The day of reckoning came and I was pretty nervous; kids are wily and unpredictable little beasts and this could end with either a bunch of salad buckets neatly sitting along the yard or their tiny leader smashing my glasses and screaming “SUCKS TO YOUR AS-MAR!” while I cry in the fetal position (can you tell I’ve worked in public education?). Thankfully, they’d broken them up into two days, so I was only in charge of keeping 50 kids engaged and excited about vegetables.
It went surprisingly well. I actually had to stop the kids from eating the lettuce before we even planted it. One little boy came up to me and told me he’d never tasted a tomato before, and asked me what it tasted like. Yeah. It was like looking into the eyes of the world’s saddest puppy. I did my best to try and explain what a tomato tastes like. How do you describe the taste of a tomato? My heart, she broke.

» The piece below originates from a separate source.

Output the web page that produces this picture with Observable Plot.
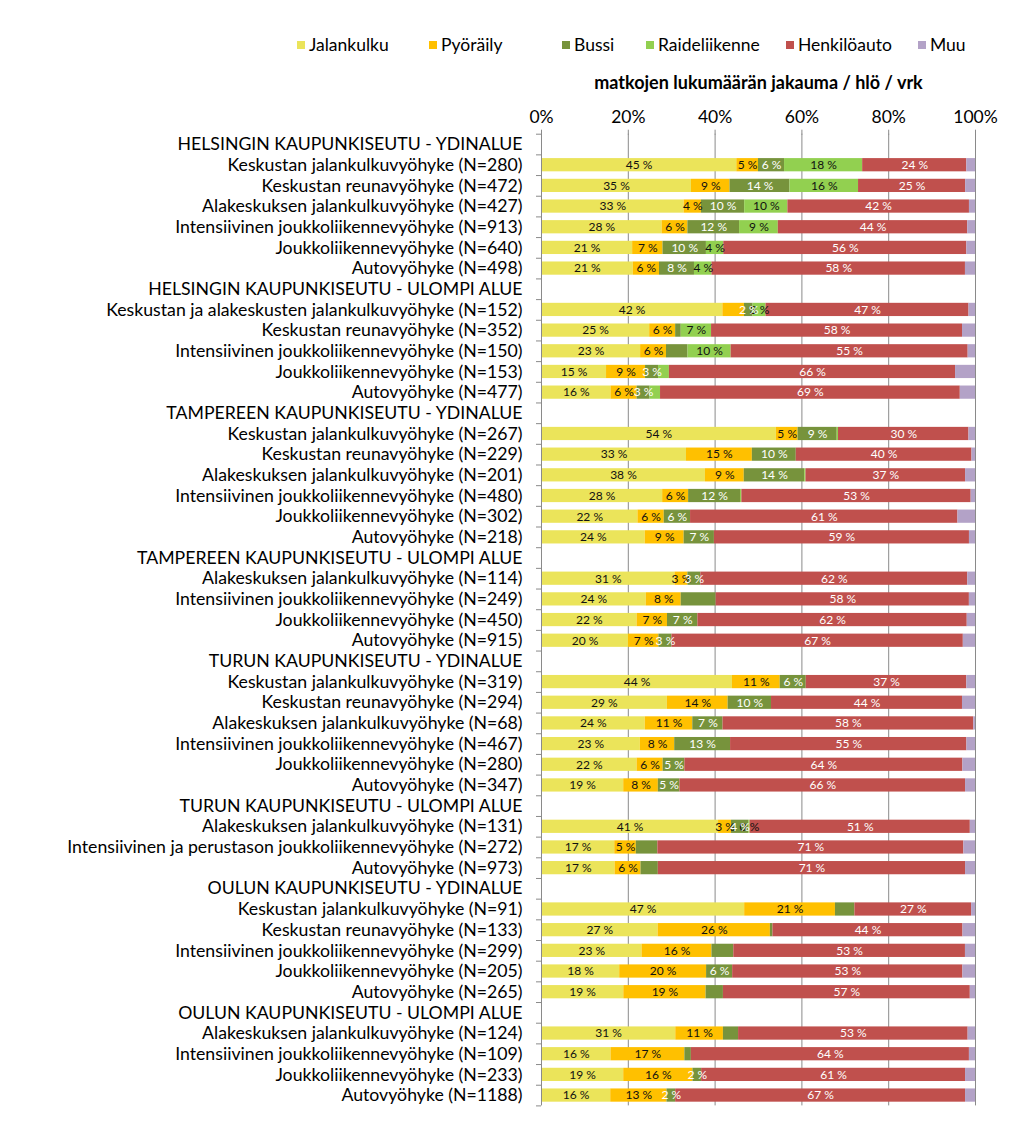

Aside from me trying not to cry all over the child who had never tasted a tomato, the day was a success; hopefully they’re all home now munching on tomatoes and home grown lettuce.
Salad buckets are incredibly simple to make and maintain, and if you’re clever about it, they’re nearly free. The first thing you need to do is find a source of food-safe plastic buckets. I like these better than traditional garden pots for several reasons: they’re cheap (if not free), they’re easy to handle and store, and there’s no risk of anything weird making its way into the soil. I got them from a local food production company (they were filled with deviled eggs at one point) but lots of local food chains and even cafes and restaurants will have them. My mom works at a regional grocery chain in the bakery and their frosting comes in 4-gallon food safe buckets. If you’re charming enough, they’ll probably spare the buckets from their fate of the dumpster and let you cart them off. There are two ways to go about altering them, you can either just drill a small hole in the bottom or use two buckets to make a self watering container. The self watering portion is a post in its own, so today we’ll just go with the wee hole in the bottom.
Next you need your growing medium. This can be anything from store bought soil to any clean top fill you can get your hands on. A note about scouting out dirt: take caution about where you source it since heavy industrial projects or areas of pollution are no bueno (i.e., don’t dig up your bucket of dirt directly next to the railroad tracks). You can also add some fully composted organic material, but if you’re using conventional potting soil, chances are there’s some already in there.
Finally, you will need your plants. Since we were planting in early summer we went with already started tomatoes and lettuce. Now that summer is nearly over, it’d be wise to start with greens. Lettuce, kale, etc. These should be sown thickly in the soil and watered a few times a week. One of the nice things about these greens is that they need less sunshine, and with our days just beginning to shorten, they’ll work well. You can harvest them as micro greens, or wait a bit longer and harvest full sized leaves for yummy fall salads. Microgreens are insanely expensive around here, so having some going on the balcony can save you some spendy grocery bills. Depending on what zone you live in, you can keep these going year round with a variety of plants. Since I live in zone 5 (the midwestern region) my growing season is starting to draw to a close, meaning things like greens and some root crops are what I need to be focusing on right now. Eventually all I’ll be able to grow is mache and maybe some kale unless I have some high tunnels in my yard.
Growing on a balcony means knowing the environment. If it’s blindingly sunny all the time there and you live somewhere warm, you can grow peppers, tomatoes, really anything you want. You can still grow lettuce and other shade-loving greens if you plant them around the base of a taller plant so they’ll be naturally shaded from the death rays. If your balcony is shady, greens are your best bet. There are a stunning array of greens to experiment with, and considering most packets of seeds are 3 bucks or less, you can not only expand your palate, but do it on the cheap. So get creative!